If you are going to row 2,900 miles across the Atlantic, it’s nice to get a bright sunny start with barely a breeze or a swell on the sea.
Peter Raab and Tim Wilks were lucky enough to get that flying start at 11am on December 8 from Puerto Colon and were cheered out by a packed marina, ready for a voyage that will keep them out in the middle of the ocean throughout Christmas and the New Year.
But they won’t be alone. Another 22 boats left San Sebastian harbour, La Gomera, six days before them in the Woodvale Challenge Atlantic rowing race, all headed for Antigua.

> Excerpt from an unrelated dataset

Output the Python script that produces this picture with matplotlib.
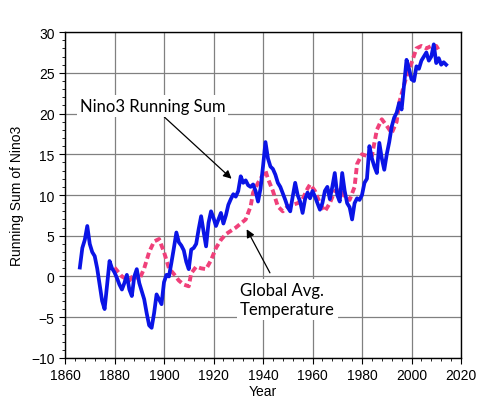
import numpy as np
import matplotlib
matplotlib.use('Agg')
import matplotlib.pyplot as plt
from matplotlib.ticker import MultipleLocator

# Nino3 running sum (annual, estimated from the figure)
nino_years = list(range(1866, 2015))
nino_sum = [
    1.1, 3.5, 4.5, 6.2, 4.0, 3.0, 2.5, 1.0, -1.0, -3.0,          # 1866-1875
    -4.0, -1.0, 1.9, 1.0, 0.5, -0.2, -1.0, -1.6, -0.8, 0.2,      # 1876-1885
    -1.6, -2.4, 0.0, 0.9, -0.8, -1.8, -2.8, -4.5, -6.0, -6.3,    # 1886-1895
    -4.5, -2.2, -2.8, -3.4, -0.7, 0.2, 0.0, 1.7, 3.5, 5.4,       # 1896-1905
    4.2, 3.8, 3.2, 1.8, 0.9, 3.3, 3.5, 4.0, 5.8, 7.4,            # 1906-1915
    5.5, 3.7, 6.6, 8.0, 7.2, 6.2, 7.0, 7.8, 6.5, 7.5,            # 1916-1925
    8.8, 9.5, 10.1, 9.8, 10.5, 12.3, 11.5, 11.8, 11.2, 11.0,     # 1926-1935
    11.3, 10.5, 9.2, 10.8, 13.5, 16.5, 14.5, 13.5, 13.2, 12.5,   # 1936-1945
    11.5, 11.0, 10.2, 9.4, 8.5, 8.0, 9.8, 11.5, 10.0, 9.2,       # 1946-1955
    7.8, 9.5, 10.3, 9.6, 10.5, 9.8, 9.0, 8.2, 9.0, 10.5,         # 1956-1965
    11.0, 9.5, 11.0, 12.7, 10.0, 9.2, 12.7, 10.5, 9.0, 8.5,      # 1966-1975
    7.0, 9.0, 9.6, 9.4, 10.0, 11.5, 12.0, 16.0, 14.5, 13.5,      # 1976-1985
    12.7, 16.4, 14.5, 13.1, 15.0, 16.5, 18.4, 19.5, 20.1, 21.3,  # 1986-1995
    20.5, 23.5, 26.6, 25.5, 24.2, 24.0, 25.8, 25.5, 26.5, 27.0,  # 1996-2005
    27.5, 26.5, 27.0, 28.5, 26.2, 26.8, 26.0, 26.3, 26.0,        # 2006-2014
]

# global average temperature (scaled)
temp_years = [1880, 1883, 1886, 1888, 1890, 1892, 1894, 1896, 1898, 1900,
              1902, 1904, 1906, 1908, 1910, 1911, 1913, 1915, 1917, 1919,
              1921, 1923, 1925, 1927, 1929, 1931, 1933, 1935, 1936, 1938,
              1940, 1941, 1942, 1944, 1946, 1948, 1950, 1952, 1954, 1956,
              1958, 1959, 1961, 1963, 1965, 1967, 1969, 1971, 1973, 1975,
              1977, 1978, 1980, 1982, 1984, 1986, 1988, 1990, 1992, 1994,
              1995, 1997, 1998, 2000, 2002, 2004, 2006, 2008, 2010, 2011]
temp_vals = [1.1, 0.0, -0.5, 0.3, -0.4, 1.0, 3.0, 4.3, 4.6, 3.0,
             1.0, 0.3, -0.5, -1.0, -1.2, 0.4, 1.2, 1.0, 0.9, 2.0,
             3.5, 4.5, 5.2, 5.6, 6.0, 6.5, 7.0, 8.6, 10.3, 11.5,
             12.5, 13.0, 12.0, 10.5, 8.6, 8.0, 8.6, 8.8, 9.0, 9.5,
             10.8, 11.3, 10.5, 9.0, 8.0, 9.0, 10.5, 10.7, 9.8, 9.4,
             11.0, 13.8, 15.0, 14.8, 14.8, 18.0, 19.3, 18.5, 17.6, 19.0,
             21.3, 23.5, 24.6, 26.2, 28.0, 28.3, 28.0, 28.3, 28.3, 27.8]

plt.rcParams['font.family'] = ['Liberation Sans', 'DejaVu Sans']

fig = plt.figure(figsize=(5.0, 4.14), dpi=100)
ax = fig.add_axes([0.13, 0.133, 0.792, 0.787])

ax.plot(temp_years, temp_vals, color='#F0407A', linewidth=2.8,
        linestyle=(0, (1.6, 0.9)), zorder=3)
ax.plot(nino_years, nino_sum, color='#0A14E6', linewidth=2.7, zorder=4)

ax.set_xlim(1860, 2020)
ax.set_ylim(-10, 30)
ax.xaxis.set_major_locator(MultipleLocator(20))
ax.xaxis.set_minor_locator(MultipleLocator(4))
ax.yaxis.set_major_locator(MultipleLocator(5))
ax.yaxis.set_minor_locator(MultipleLocator(1))
ax.grid(True, which='major', color='#808080', linewidth=0.9)
ax.set_axisbelow(True)
ax.tick_params(which='major', direction='out', length=4, width=0.8, labelsize=10)
ax.tick_params(which='minor', direction='out', length=2, width=0.6)
for sp in ax.spines.values():
    sp.set_linewidth(1.0)

ax.set_xlabel('Year', fontsize=10, labelpad=1)
ax.set_ylabel('Running Sum of Nino3', fontsize=10, labelpad=5)

txt_font = ['Lato', 'DejaVu Sans']
ax.annotate('Nino3 Running Sum', xy=(1927.3, 12.0), xytext=(1895.4, 20.9),
            ha='center', va='center', fontsize=12, family=txt_font,
            bbox=dict(facecolor='white', edgecolor='none', pad=2),
            arrowprops=dict(arrowstyle='-|>', color='black', lw=0.9,
                            mutation_scale=12, shrinkA=0, shrinkB=0),
            zorder=5)
ax.annotate('Global Avg.\nTemperature', xy=(1933.4, 5.8), xytext=(1930.7, -2.8),
            ha='left', va='center', fontsize=12, family=txt_font,
            linespacing=1.25,
            bbox=dict(facecolor='white', edgecolor='none', pad=2),
            zorder=5)
ax.annotate('', xy=(1933.4, 5.8), xytext=(1942.8, 0.45),
            arrowprops=dict(arrowstyle='-|>', color='black', lw=0.9,
                            mutation_scale=12, shrinkA=0, shrinkB=0),
            zorder=5)

fig.savefig('out.png', dpi=100)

All told, there will be 48 people, including 15 women, out there with them on the ocean for Christmas.
Peter and Tim have already put more than 400 miles between themselves and their start point and, although starting later, have already overhauled several of the back-markers in the race.
Peter, from Germany but a Tenerife resident for 12 years, and Tim. from Darlington, only met a couple of months ago but intensive training and a good cause charged them up ready for the challenge.
Profits from the crossing will go to the Los Cristianos – based charity, Orobal, which helps improve the quality of life for mentally and physically handicapped youngsters.
Peter and Tim started in good spirits and still felt the same way this week, as they clocked up 450 miles of the journey.
Their boat, Martha Dos, made the crossing in 2016 in 61 days and they will be looking to shave at a least a little off that time.
l A six man crew, the Oyster Shack Ocean Challenger, also set off independently to try to break the 15-year-old crossing record of 35 days and eight hours but they didn’t get far.
A few days in one of the crew was reported to have been slightly injured and they were towed back to La Gomera to prepare to set off again.